Paris le découvre en 1998 avec deux spectacles présentés avec le Festival d’Automne : au Conservatoire National Supérieur d’Art Dramatique, Les Trois Sœurs de Tchekhov, qu’il vient de mettre en scène avec les élèves de l’école de Cracovie ; à l’Odéon-Théâtre de l’Europe, Les Somnambules d’après le roman de Broch, un spectacle de huit heures en deux soirées, un choc. Une plongée hypnotique dans un univers où le spectateur est comme aspiré. Un travail qui, via des improvisations, l’écriture d’un monologue intérieur et de longs mois de répétitions, conduit les acteurs à fouiller dans leur être, « au fond de leur vécu ». Et enfin une densité et un étirement du temps où le silence est une parole, un tempo scénique propre à Krystian Lupa.
Lupa quitte ensuite le théâtre Stary. Il y reviendra, mais d’autres théâtres polonais l’appellent à Wroclaw, à Varsovie, et l’étranger le demande.
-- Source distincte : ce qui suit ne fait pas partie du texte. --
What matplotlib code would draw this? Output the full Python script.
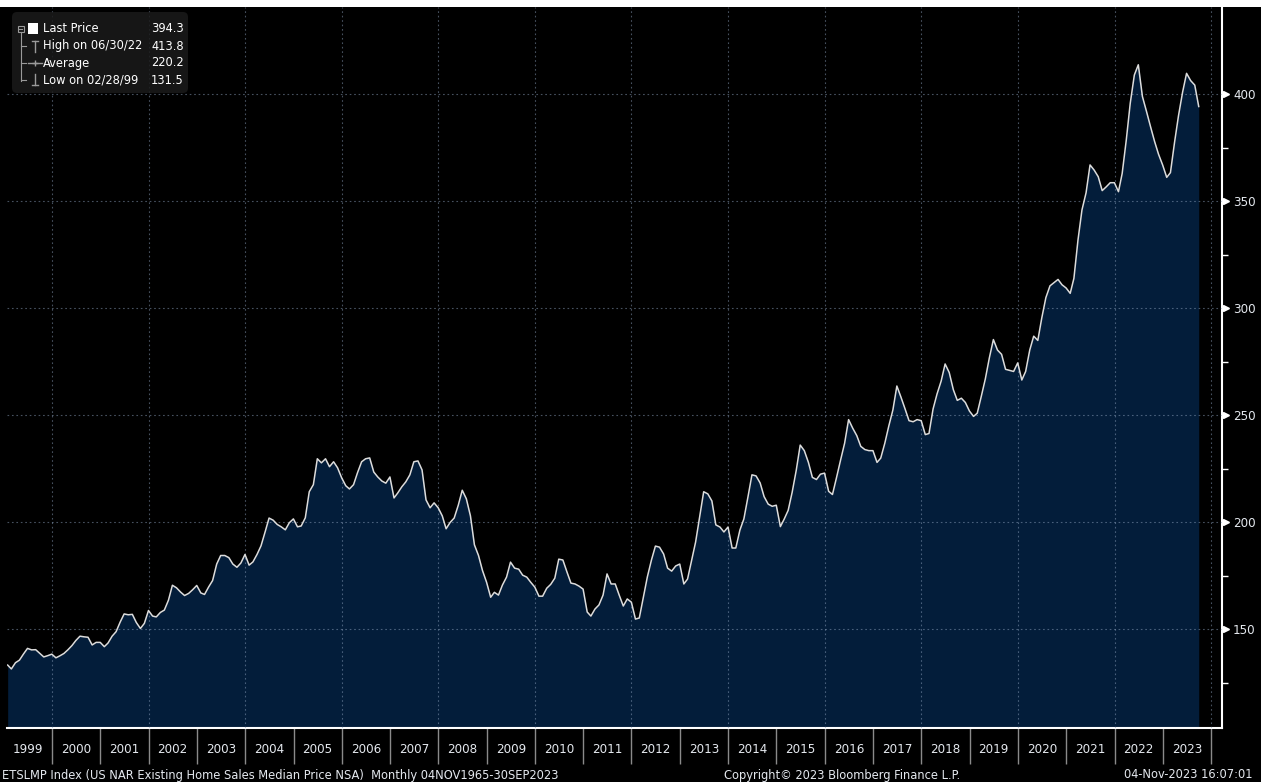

Son dialogue avec Thomas Bernhard inauguré avec La Plâtrière se poursuit intensément – une dizaine de spectacles, dont Perturbation avec une distribution française, présenté en 2013 à La Colline – théâtre national et à L’apostrophe, scène nationale de Cergy-Pontoise et du val d’Oise avec le Festival d’Automne.
Pour le premier volet du Portrait que lui consacre le Festival d’Automne, trois textes de Bernhard : Place des héros (Didvyrių Aikštė), mis en scène au Théâtre National de Lituanie à Vilnius, et, avec des acteurs polonais qui lui sont familiers, Déjeuner chez Wittgenstein (Ritter, Dene, Voss) et une adaptation du récit Des Arbres à abattre (Wycinka Holzfällen) où Lupa a mis beaucoup de lui-même, apothéose à ce jour de son tête-à-tête avec Thomas Bernhard.